Chaz Bundick doesn’t really talk much, but that doesn’t influence his music. His project Toro Y Moi has, for the lack of a better description, absolutely fucking exploded since its inception in 2010. With two excellent albums already under his belt, and the fresh EP Freaking Out out on Sept. 13, it’s not too surprising he’s been dubbed by many as a leader in the so-called “chillwave” movement. And suddenly, that’s put him an interesting position, as some music fans might look to him as a voice for the burgeoning genre, a representation of what that type of music exactly stands for and what it’s trying to accomplish. But, Chaz isn’t this. Or at least he doesn’t seem like it. Instead, he comes off as a mild-mannered, quite shy, early 20-something college graduate who’s just doing what he wants to do — and in his words, it’s simple: “making stuff.”
How did the songs on Freaking Out come to be?
I recorded these when I was listening to a lot of ’80s pop and R&B, but I also just wanted to work on stuff right after I finished Underneath the Pine. I was just trying to change it up. At that time, I was doing a lot of stuff on piano and I wanted to get back to the computer and make electronic beats again.
How do you feel the music on Freaking Out compares to Underneath the Pine or Causers of This?
I just like to constantly make stuff. What I see is like a pendulum. I have my electronic stuff, I have my music instrument stuff, and I like to go back and forth like that. Also, I like to see what’s going on in music and in the music exchange. I think a lot of musicians are trying to stay ahead of the curve, and that’s what I like to do. So if everyone’s doing electronic, I want to do something different. If everyone’s doing live music, then do something different.

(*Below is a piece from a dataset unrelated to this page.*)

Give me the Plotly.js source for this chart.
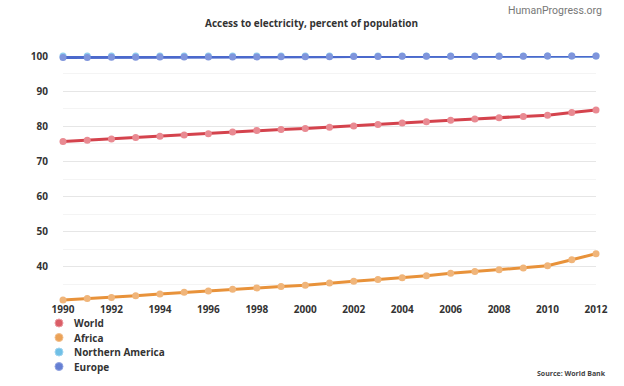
<!DOCTYPE html>
<html>
<head>
<meta charset="utf-8">
<script src="https://cdn.plot.ly/plotly-3.0.1.min.js"></script>
<style>html,body{margin:0;padding:0;background:#fff;}#chart{width:624px;height:386px;}</style>
</head>
<body>
<div id="chart"></div>
<script>
var years = [1990,1991,1992,1993,1994,1995,1996,1997,1998,1999,2000,2001,2002,2003,2004,2005,2006,2007,2008,2009,2010,2011,2012];
var world = [75.65,76.05,76.4,76.8,77.2,77.55,77.9,78.4,78.8,79.1,79.4,79.75,80.1,80.5,80.95,81.3,81.7,82.1,82.4,82.75,83.15,83.9,84.65];
var africa = [30.6,30.97,31.3,31.8,32.3,32.75,33.15,33.6,34.0,34.4,34.75,35.4,35.9,36.4,36.9,37.5,38.15,38.7,39.2,39.7,40.3,42.0,43.75];
var northernAmerica = [100,100,100,100,100,100,100,100,100,100,100,100,100,100,100,100,100,100,100,100,100,100,100];
var europe = [99.6,99.6,99.65,99.65,99.7,99.7,99.7,99.75,99.75,99.8,99.8,99.8,99.85,99.85,99.9,99.9,99.9,99.95,99.95,99.95,100,100,100];
var seriesNames = ['World','Africa','Northern America','Europe'];
var seriesData = [world, africa, northernAmerica, europe];
var lineColors = ['#d4434d','#e8923a','#58b6e2','#4b69cc'];
var markerColors = ['#e98a92','#f0b57a','#8fcdee','#7f95dc'];
var yTicks = [40,50,60,70,80,90,100];
var xTicks = [1990,1992,1994,1996,1998,2000,2002,2004,2006,2008,2010,2012];

var traces = seriesData.map(function(d,i){
  return {
    x: years, y: d, name: seriesNames[i], type:'scatter', mode:'lines+markers',
    line:{color:lineColors[i], width:3},
    marker:{color:markerColors[i], size:7},
    cliponaxis:false, showlegend:false
  };
});

var annotations = [
  {text:'Access to electricity, percent of population', xref:'paper', yref:'paper', x:0.467, y:1, yshift:33, xanchor:'center', yanchor:'middle', showarrow:false, font:{family:'Open Sans', size:10, color:'#333', weight:'bold'}},
  {text:'HumanProgress.org', xref:'paper', yref:'paper', x:1, y:1, xshift:8, yshift:46, xanchor:'right', yanchor:'middle', showarrow:false, font:{family:'Roboto', size:10.5, color:'#777'}},
  {text:'Source: World Bank', xref:'paper', yref:'paper', x:1, y:0, xshift:12, yshift:-71, xanchor:'right', yanchor:'middle', showarrow:false, font:{family:'Open Sans', size:7, color:'#444', weight:'bold'}}
];
var shapes = [];
seriesNames.forEach(function(n,i){
  annotations.push({
    text:n,
    xref:'paper', yref:'paper', x:0, xshift:9, y:0, yshift:-21-i*14.5,
    xanchor:'left', yanchor:'middle', showarrow:false,
    font:{family:'Open Sans', size:10, color:'#333', weight:'bold'}
  });
  shapes.push({
    type:'circle', xref:'paper', yref:'paper', xsizemode:'pixel', ysizemode:'pixel',
    xanchor:0, yanchor:0, x0:-8, x1:0, y0:-25-i*14.5, y1:-17-i*14.5,
    fillcolor:lineColors[i], opacity:0.85, line:{width:1, color:markerColors[i]}
  });
});

var layout = {
  width:624, height:386,
  margin:{l:63, r:28, t:56, b:84},
  paper_bgcolor:'#fff', plot_bgcolor:'#fff',
  showlegend:false,
  xaxis:{range:[1990,2012], tickvals:xTicks, ticktext:xTicks.map(String), showgrid:false, zeroline:false, showline:false, ticks:'', tickfont:{family:'Open Sans', size:10, color:'#333', weight:'bold'}},
  yaxis:{range:[30,100], tickvals:yTicks, ticktext:yTicks.map(String), gridcolor:'#e6e6e6', gridwidth:1, zeroline:false, showline:false, ticks:'', ticklabelstandoff:14, tickfont:{family:'Open Sans', size:10, color:'#333', weight:'bold'},
    minor:{dtick:5, showgrid:true, gridcolor:'#f4f4f4', gridwidth:1}},
  annotations: annotations,
  shapes: shapes
};
Plotly.newPlot('chart', traces, layout, {displayModeBar:false, staticPlot:true});
</script>
</body>
</html>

Do you listen to a lot of current music then?
In a way. I like to see what’s going on, but I don’t really listen to a lot of current music for inspiration.
So it’s like research! Making sure you’re not doing what everyone else is doing.
Yeah, that, and I can see the climate. And I can see if there’s anything out there that I like. I like to listen to and find music a lot, all the time. I don’t know, though, I’m just pretty picky about what music is.
So does that translate to your own music?
Yeah. I get anal about my ideas. I’m pretty quick to throw something away. It’s like working towards something that I’ve been trying to emulate and find, like certain chord progressions. I’ll keep doing stuff until I find it. It took me awhile for me to get into the groove for Underneath the Pine because it’d been awhile since I recorded stuff on piano and guitar and used actual instruments. It took me a good month of sitting down and figuring out what I wanted to do.
Do you have a preference between these two different worlds — the traditional world and the laptop game?
If I had to pick… I know that a huge set with five instruments is probably easier to — well, I don’t know. It’s hard to pick because both mean something to different people. Fans appreciate both.
Well, in other words, what is it that attracts you to the laptop and what attracts you to the piano?
I guess what attracts me to the laptop is the way you can work so fast. You can work so fast on the laptop with cut and copy and paste and all that stuff. But when you work with a live instrument, you just record all the way through. It’s a much better rewarding feeling and you feel like it’s 100 percent you. If you mess up in a recording, pending on how you feel or how it sounds, you might want to keep it. Or, you fuck it up and do it again. So I like both. I don’t think I’d want to mix them together though because it wouldn’t feel as rewarding. Like if I were to record a loop on guitar and just copy paste shit, I’m not playing the whole way through.
How do you feel each world — laptop and live instrument — has influenced the other?
It’s hard. I don’t know. I feel like what influenced Underneath the Pine was finding stuff that I wanted to sample for Causers. A lot of the things I sampled for Causers ended up being the main musical inspiration for Underneath the Pine. Synths and electronics have always appealed to me. I also like to do more softer songs. I really can’t say though. With Underneath the Pine, I really tried to mix soft songs, upbeat songs, so it’s hard to say. I like to keep mixing it up.
How are you feeling about this bigger venues on the upcoming tour?
Yeah, the venues are bigger. It feels pretty cool, and honestly, it’s been kind of a dream of mine, you know? Webster Hall. Those types of venues. I don’t really have any opposition to it and I think it’s flattering. I know there’s some people who might claim we’re not a big club type of thing, but, you know, it’s what it is. I’m excited.